1. You again and again label the regime as “sectarian”. While it is certainly true that the Assad regime’s core constituency is formed by members of the Alawi sect/community, and while it is undoubtedly true that the regime is ready to instrumentalise Alawi-sectarianism it seems to me that by labeling it “sectarian” the fundamental difference between its sectarianism and the sectarianism raging within the Sunni community is being ignored. First thing is to see that the Assads obviously are not very much religiously bound people at all. Bashir’s wife is even Sunni, but this obvioulsy doesn’t mean much to her. But more important is the fact that a religious sectarian regime based on a clear numerical minority (even if the other minorities such as the christians, Druze, Ismailis, Shia and what you got are added) can not survive in the long run. The Baath regime however has ruled Syria for over 40 years now and is bound to do so for some time to come. Don’t you think that a difference should be made between this sort of unideological merely tactical “sectarianism” and the deeply intrenched sectarianism of islamist (not islamic!) forces ranging from the Ikhwan to the openly takfiri forces?

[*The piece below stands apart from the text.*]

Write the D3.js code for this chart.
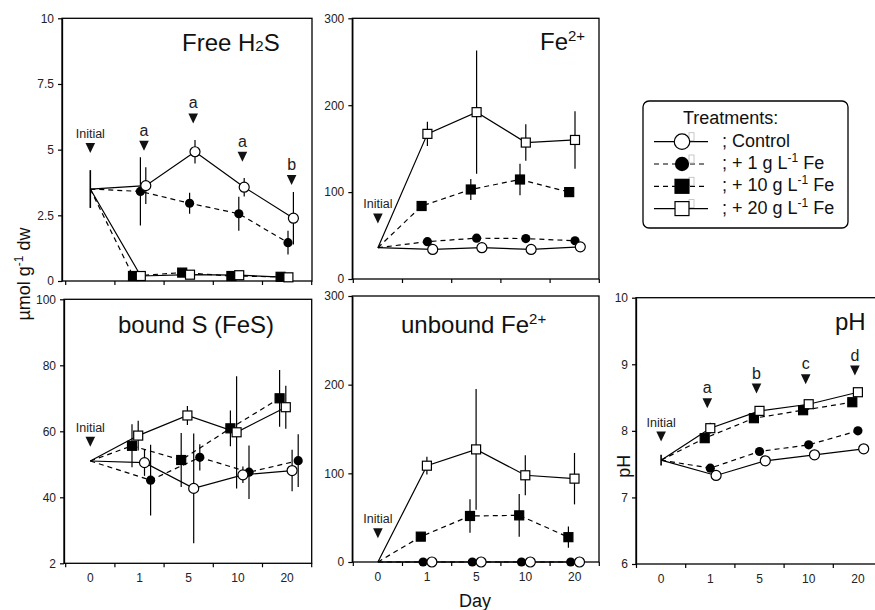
<!DOCTYPE html>
<html><head><meta charset="utf-8">
<script src="https://cdn.jsdelivr.net/npm/d3@7"></script>
<style>
body{margin:0;background:#fff}
svg{font-family:"Liberation Sans",Arial,sans-serif}
</style></head><body>
<svg width="875" height="610"></svg>
<script>
'use strict';
// categories
const days = ["0", "1", "5", "10", "20"]
const seriesKeys = ["control", "fe1", "fe10", "fe20"]
const seriesLabels = ["Control", "+ 1 g L", "+ 10 g L", "+ 20 g L"]

// Free H2S (umol g-1 dw)
const h2sInit = 3.5, h2sInitErr = 0.72
const h2sControl = [3.63, 4.92, 3.57, 2.39], h2sControlErr = [0.7, 0.45, 0.35, 1.0]
const h2sFe1 = [3.41, 2.96, 2.56, 1.46], h2sFe1Err = [1.3, 0.4, 0.65, 0.45]
const h2sFe10 = [0.19, 0.32, 0.19, 0.16], h2sFe10Err = [0.04, 0.04, 0.04, 0.03]
const h2sFe20 = [0.19, 0.24, 0.22, 0.14], h2sFe20Err = [0.04, 0.04, 0.04, 0.03]
const h2sLetters = ["a", "a", "a", "b"]
const h2sArrowAt = [4.96, 6.0, 4.54, 3.65], h2sInitArrowAt = 4.87

// Fe2+
const fe2Init = 36
const fe2Control = [34, 36, 34, 37], fe2ControlErr = [3, 3, 3, 3]
const fe2Fe1 = [43, 47, 46.5, 44], fe2Fe1Err = [3, 3, 3, 3]
const fe2Fe10 = [84, 103, 114.5, 100], fe2Fe10Err = [5, 12, 18, 4]
const fe2Fe20 = [167, 192, 157, 160], fe2Fe20Err = [14, 71, 21, 33]
const fe2InitArrowAt = 64

// bound S (FeS)
const boundInit = 51
const boundControl = [50.5, 42.7, 46.8, 48.1], boundControlErr = [4, 16.6, 2.5, 6.3]
const boundFe1 = [45.2, 52.1, 47.6, 51.1], boundFe1Err = [10.7, 4, 8.1, 8]
const boundFe10 = [55.6, 51.3, 60.9, 70.0], boundFe10Err = [6.5, 8.2, 5.4, 8.6]
const boundFe20 = [58.7, 64.8, 59.7, 67.3], boundFe20Err = [4.5, 2.9, 17, 6.5]
const boundInitArrowAt = 55.3

// unbound Fe2+
const unbInit = 0
const unbControl = [0, 0, 0, 0], unbControlErr = [0, 0, 0, 0]
const unbFe1 = [0, 0, 0, 0], unbFe1Err = [0, 0, 0, 0]
const unbFe10 = [28.6, 51.9, 52.6, 28], unbFe10Err = [4, 19, 24, 12]
const unbFe20 = [108.6, 127, 97.8, 94], unbFe20Err = [10, 68, 22.5, 29]
const unbInitArrowAt = 26.7

// pH
const phInit = 7.56, phInitErr = 0.08
const phControl = [7.33, 7.55, 7.64, 7.73], phControlErr = [0.03, 0.03, 0.03, 0.03]
const phFe1 = [7.44, 7.69, 7.79, 8.0], phFe1Err = [0.03, 0.03, 0.03, 0.03]
const phFe10 = [7.89, 8.19, 8.31, 8.43], phFe10Err = [0.03, 0.03, 0.03, 0.03]
const phFe20 = [8.04, 8.30, 8.40, 8.58], phFe20Err = [0.08, 0.04, 0.04, 0.04]
const phLetters = ["a", "b", "c", "d"]
const phArrowAt = [8.34, 8.56, 8.70, 8.83], phInitArrowAt = 7.84

const eSvg = d3.select("svg")
const bw = 49.2
const FONT = 12

// series draw order & styles
const drawOrder = ["fe10", "fe20", "fe1", "control"]
const dashOf = {control: null, fe1: "5,4", fe10: "5,4", fe20: null}

function marker(g, key, cx, cy, k) {
	k = k || 1
	if (key === "control")
		g.append("circle").attr("cx", cx).attr("cy", cy).attr("r", 5 * k)
			.attr("fill", "#fff").attr("stroke", "#000").attr("stroke-width", 1.2)
	else if (key === "fe1")
		g.append("circle").attr("cx", cx).attr("cy", cy).attr("r", 4.6 * k).attr("fill", "#000")
	else {
		let s = 9 * k
		g.append("rect").attr("x", cx - s/2).attr("y", cy - s/2).attr("width", s).attr("height", s)
			.attr("fill", key === "fe10" ? "#000" : "#fff")
			.attr("stroke", "#000").attr("stroke-width", 1.2)}}

const panels = [
	{init: h2sInit, initErr: h2sInitErr,
		vals: {control: h2sControl, fe1: h2sFe1, fe10: h2sFe10, fe20: h2sFe20},
		errs: {control: h2sControlErr, fe1: h2sFe1Err, fe10: h2sFe10Err, fe20: h2sFe20Err},
		yDomain: [0, 10], yTicks: [0, 2.5, 5, 7.5, 10], yFmt: d => d,
		ax: 62, bx: 65.7, top: 18.3, bottom: 281, right: 312, xLabels: false,
		dodge: {control: 6.3, fe1: 0.9, fe10: -6.5, fe20: 1.3},
		title: [["Free H", 24, 0], ["2", 15, 0], ["S", 24, 0]], tx: 182, ty: 51,
		initArrow: h2sInitArrowAt, arrows: h2sArrowAt, letters: h2sLetters, arrowDx: 4.5},
	{init: fe2Init, initErr: 0,
		vals: {control: fe2Control, fe1: fe2Fe1, fe10: fe2Fe10, fe20: fe2Fe20},
		errs: {control: fe2ControlErr, fe1: fe2Fe1Err, fe10: fe2Fe10Err, fe20: fe2Fe20Err},
		yDomain: [0, 300], yTicks: [0, 100, 200, 300], yFmt: d => d,
		ax: 352.3, bx: 353.3, top: 18.3, bottom: 279, right: 599, xLabels: false,
		dodge: {control: 5.6, fe1: 0.3, fe10: -5.5, fe20: 0.3},
		title: [["Fe", 24, 0], ["2+", 15, -9]], tx: 540, ty: 50,
		initArrow: fe2InitArrowAt},
	{init: boundInit, initErr: 0,
		vals: {control: boundControl, fe1: boundFe1, fe10: boundFe10, fe20: boundFe20},
		errs: {control: boundControlErr, fe1: boundFe1Err, fe10: boundFe10Err, fe20: boundFe20Err},
		yDomain: [20, 100], yTicks: [20, 40, 60, 80, 100], yFmt: d => d === 20 ? "2" : d,
		ax: 64, bx: 65.7, top: 299.3, bottom: 563.3, right: 311.7, xLabels: true,
		dodge: {control: 5, fe1: 11.1, fe10: -7.5, fe20: -1.3},
		title: [["bound S (FeS)", 24, 0]], tx: 118, ty: 333,
		initArrow: boundInitArrowAt},
	{init: unbInit, initErr: 0,
		vals: {control: unbControl, fe1: unbFe1, fe10: unbFe10, fe20: unbFe20},
		errs: {control: unbControlErr, fe1: unbFe1Err, fe10: unbFe10Err, fe20: unbFe20Err},
		yDomain: [0, 300], yTicks: [0, 100, 200, 300], yFmt: d => d,
		ax: 352.3, bx: 353.3, top: 296, bottom: 562, right: 599, xLabels: true,
		dodge: {control: 4.8, fe1: -4, fe10: -6.3, fe20: -0.2},
		title: [["unbound Fe", 24, 0], ["2+", 15, -9]], tx: 401, ty: 333,
		initArrow: unbInitArrowAt},
	{init: phInit, initErr: phInitErr,
		vals: {control: phControl, fe1: phFe1, fe10: phFe10, fe20: phFe20},
		errs: {control: phControlErr, fe1: phFe1Err, fe10: phFe10Err, fe20: phFe20Err},
		yDomain: [6, 10], yTicks: [6, 7, 8, 9, 10], yFmt: d => d,
		ax: 636, bx: 636.5, top: 297.7, bottom: 564, right: 884, xLabels: true,
		dodge: {control: 5.8, fe1: 0, fe10: -5.6, fe20: 0},
		title: [["pH", 24, 0]], tx: 835, ty: 330,
		initArrow: phInitArrowAt, arrows: phArrowAt, letters: phLetters, arrowDx: -3,
		yTitle: "pH"}
]

function triangle(g, cx, tipY) {
	g.append("path").attr("d", `M${cx - 4.8},${tipY - 10}L${cx + 4.8},${tipY - 10}L${cx},${tipY}Z`).attr("fill", "#111")}

function drawPanel(p) {
	let g = eSvg.append("g")
	let x = d3.scaleBand().domain(days).range([p.bx, p.bx + bw * days.length])
	let y = d3.scaleLinear().domain(p.yDomain).range([p.bottom, p.top])
	let cx = d => x(d) + x.bandwidth() / 2

	// frame
	g.append("rect").attr("x", p.ax).attr("y", p.top)
		.attr("width", p.right - p.ax).attr("height", p.bottom - p.top)
		.attr("fill", "none").attr("stroke", "#000").attr("stroke-width", 1.3)

	// y axis
	let gy = g.append("g").attr("transform", `translate(${p.ax},0)`)
		.call(d3.axisLeft(y).tickValues(p.yTicks).tickFormat(p.yFmt).tickSize(4).tickPadding(4).tickSizeOuter(0))
	// x axis: labels at band centres (bottom row only), ticks at band edges
	let gx = g.append("g").attr("transform", `translate(0,${p.bottom})`)
		.call(d3.axisBottom(x).tickSize(0).tickPadding(10))
	gx.select(".domain").remove()
	if (!p.xLabels) gx.selectAll(".tick").remove()
	let edges = d3.range(days.length + 1).map(i => p.bx + i * bw)
	gx.selectAll(".edge").data(edges).enter().append("line")
		.attr("x1", d => d).attr("x2", d => d).attr("y1", 0).attr("y2", 4)
		.attr("stroke", "#000").attr("stroke-width", 1.2)
	g.selectAll(".tick text").attr("font-size", FONT).attr("fill", "#222")
		.attr("font-family", "Liberation Sans, Arial, sans-serif")
	gy.select(".domain").attr("stroke-width", 1.3)
	gy.selectAll(".tick line").attr("stroke-width", 1.2)

	let x0 = cx("0"), y0 = y(p.init)
	let pts = {}
	seriesKeys.forEach(k => {
		pts[k] = p.vals[k].map((v, i) => ({
			x: cx(days[i + 1]) + p.dodge[k], y: y(v),
			lo: y(v - p.errs[k][i]), hi: y(v + p.errs[k][i])}))})

	// lines
	drawOrder.forEach(k => {
		let line = d3.line().x(d => d.x).y(d => d.y)
		g.append("path").datum([{x: x0, y: y0}].concat(pts[k]))
			.attr("d", line).attr("fill", "none").attr("stroke", "#000")
			.attr("stroke-width", 1.2).attr("stroke-dasharray", dashOf[k])})
	// initial error bar
	if (p.initErr) {
		g.append("line").attr("x1", x0).attr("x2", x0)
			.attr("y1", y(p.init - p.initErr)).attr("y2", y(p.init + p.initErr))
			.attr("stroke", "#000").attr("stroke-width", 1.6)}
	// error bars then markers
	drawOrder.forEach(k => {
		pts[k].forEach(d => {
			g.append("line").attr("x1", d.x).attr("x2", d.x).attr("y1", d.lo).attr("y2", d.hi)
				.attr("stroke", "#000").attr("stroke-width", 1.2)})})
	drawOrder.forEach(k => {
		pts[k].forEach(d => marker(g, k, d.x, d.y))})

	// "Initial" arrow
	let tip = y(p.initArrow)
	triangle(g, x0, tip)
	g.append("text").attr("x", x0).attr("y", tip - 15).attr("text-anchor", "middle")
		.attr("font-size", 12.5).attr("fill", "#222").text("Initial")
	// significance arrows
	if (p.arrows) {
		p.arrows.forEach((v, i) => {
			let ax = cx(days[i + 1]) + p.arrowDx, ty = y(v)
			triangle(g, ax, ty)
			g.append("text").attr("x", ax).attr("y", ty - 15).attr("text-anchor", "middle")
				.attr("font-size", 16).attr("fill", "#222").text(p.letters[i])})}

	// title
	let t = g.append("text").attr("x", p.tx).attr("y", p.ty).attr("fill", "#111")
	p.title.forEach(([s, fs, dy], i) => {
		let ts = t.append("tspan").attr("font-size", fs).text(s)
		if (dy) ts.attr("dy", dy)
		else if (i > 0 && p.title[i - 1][2]) ts.attr("dy", -p.title[i - 1][2])})

	if (p.yTitle) {
		g.append("text").attr("transform", `translate(${p.ax - 6},${(y(7) + y(8)) / 2 + 2}) rotate(-90)`)
			.attr("text-anchor", "middle").attr("font-size", 18).attr("fill", "#111").text(p.yTitle)}
}

panels.forEach(drawPanel)

// shared axis titles
let yt = eSvg.append("text").attr("transform", "translate(30,274) rotate(-90)")
	.attr("text-anchor", "middle").attr("font-size", 18).attr("fill", "#111")
yt.append("tspan").text("µmol g")
yt.append("tspan").attr("font-size", 12).attr("dy", -7).text("-1")
yt.append("tspan").attr("dy", 7).text(" dw")

eSvg.append("text").attr("x", 475).attr("y", 607).attr("text-anchor", "middle")
	.attr("font-size", 18).attr("fill", "#111").text("Day")

// legend
let eLeg = eSvg.append("g")
eLeg.append("rect").attr("x", 643).attr("y", 101).attr("width", 205).attr("height", 127)
	.attr("rx", 6).attr("fill", "#fff").attr("stroke", "#000").attr("stroke-width", 1.3)
eLeg.append("text").attr("x", 683).attr("y", 124).attr("font-size", 18).attr("fill", "#111").text("Treatments:")
seriesKeys.forEach((k, i) => {
	let ry = 141.7 + i * 22.3
	eLeg.append("line").attr("x1", 654).attr("x2", 708).attr("y1", ry).attr("y2", ry)
		.attr("stroke", "#000").attr("stroke-width", 1.2).attr("stroke-dasharray", dashOf[k])
	eLeg.append("rect").attr("x", 689).attr("y", ry - 9).attr("width", 5).attr("height", 8)
		.attr("fill", "none").attr("stroke", "#bbb").attr("stroke-width", 0.8)
	marker(eLeg, k, 682, ry, 1.55)
	let t = eLeg.append("text").attr("x", 722).attr("y", ry + 5).attr("font-size", 18).attr("fill", "#111")
	t.append("tspan").text("; " + seriesLabels[i])
	if (i > 0) {
		t.append("tspan").attr("font-size", 12).attr("dy", -7).text("-1")
		t.append("tspan").attr("dy", 7).text(" Fe")}})
</script>
</body></html>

2. Are you certain that the differences between the Ikhwan and the openly takfiri groups are fundamental and not just tactical so as to allow a sort of truce between the regime and the MB (in particular after the bloodstained history between them at the times of Hafiz al-Assad in the early 80s)? I think that we should be very cautious to judge these forces on the basis of what they say to media written in languages all of us understand (this of course does not mean that a rational regime – no use to talk about a democratic or even progressive regime in the case of the Assad-regime – should try and win or at least neutralise as much as possible of the rank and file of the MB). It is quite obvious that the discourse aimed at their Arabic speaking audience is a rather different, a much more “radical” one.

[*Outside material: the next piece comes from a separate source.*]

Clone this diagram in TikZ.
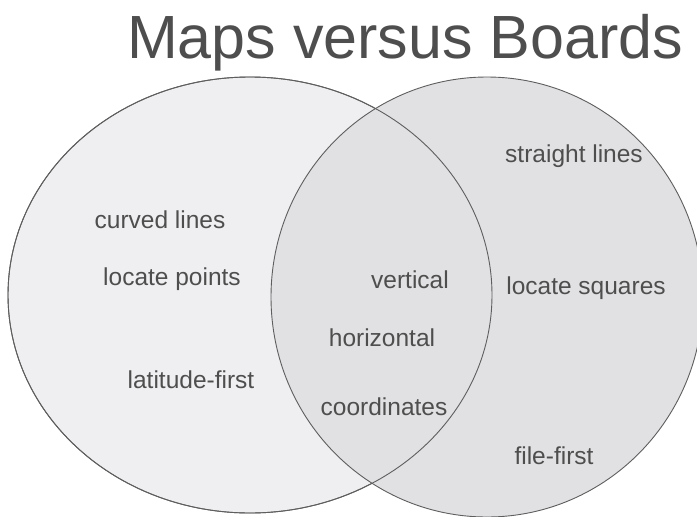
\documentclass[tikz,border=0pt]{standalone}
\usepackage{fontspec}
\setmainfont{Liberation Sans}
\usetikzlibrary{shapes.geometric}

\definecolor{mapfill}{HTML}{EFEFF1}
\definecolor{boardfill}{HTML}{E1E1E3}
\definecolor{rimgray}{HTML}{5E5E5E}
\definecolor{textgray}{HTML}{4E4E4E}

\begin{document}
\begin{tikzpicture}[
    x=1pt, y=-1pt,
    every node/.style={text=textgray},
    setbox/.style={ellipse, draw=rimgray, line width=0.9pt, inner sep=0pt},
    maps set/.style={setbox, fill=mapfill, minimum width=484pt, minimum height=436pt},
    boards set/.style={setbox, fill=boardfill, minimum width=432pt, minimum height=440pt},
    item/.style={font=\fontsize{24.5}{28}\selectfont, inner sep=0pt},
    heading/.style={font=\fontsize{61}{70}\selectfont, inner sep=0pt},
]
\useasboundingbox (0,0) rectangle (697,517);
\clip (0,0) rectangle (697,517);

% ---------- Title ----------
\node[heading] (title) at (405,43) {Maps versus Boards};

% ---------- Sets ----------
\node[maps set]   (maps)   at (250,295) {};
\node[boards set] (boards) at (487,297) {};
% left outline again over the right fill
\draw[draw=rimgray, line width=0.9pt] (maps.center) ellipse [x radius=242, y radius=218];

% ---------- Maps only ----------
\node[item] (curved)   at (160,220) {curved lines};
\node[item] (points)   at (172,279) {locate points};
\node[item] (latitude) at (191,380) {latitude-first};

% ---------- Both ----------
\node[item] (vertical)    at (410,280) {vertical};
\node[item] (horizontal)  at (382,338) {horizontal};
\node[item] (coordinates) at (384,407) {coordinates};

% ---------- Boards only ----------
\node[item] (straight) at (574,156) {straight lines};
\node[item] (squares)  at (586,288) {locate squares};
\node[item] (file)     at (554,456) {file-first};

\end{tikzpicture}
\end{document}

Can you imagine that they could be of much help when it comes to militarily eredicating the jihadi forces present in Syria who will surely not have much to do with anything coming out of Geneva II? The war will keep on between the army and these forces, and “we” will have to chose between both and not between the army and practically non-existent or at least non-counting forces more to our liking.

As for the Syrian “leftists” I read about it seems to me that they are all burned by their position taken during this bloodshed. I wouldn’t give a dime for them in the foreseeable future. Pacifism and whitewashing the character of the bourgeois reactionary regime is certainly as little a receipt for becoming the vanguard of a plebeian or even proletarian revolution as collaborating with islamists and pro-imperialist armed forces. It should also be clear that the organising activities of the “civil society” so often cited by leftist “friends of the Syrian revolution” is bound to collapse as soon as a sort of central state is reimerging whether ruled by the ASBP or some islamist outfit. These committees are not Soviets or some double rule institutions. In short, we unfortunately do not have to chose between left and right, between democracy and dictatorship, but merely between two evils. If we don’t want to chose, something we could easily do since we are happy to be far away from the arena, we ought to analyse and not engage in spreading any pipe dreams (which fortunately you more or less don’t do anyway).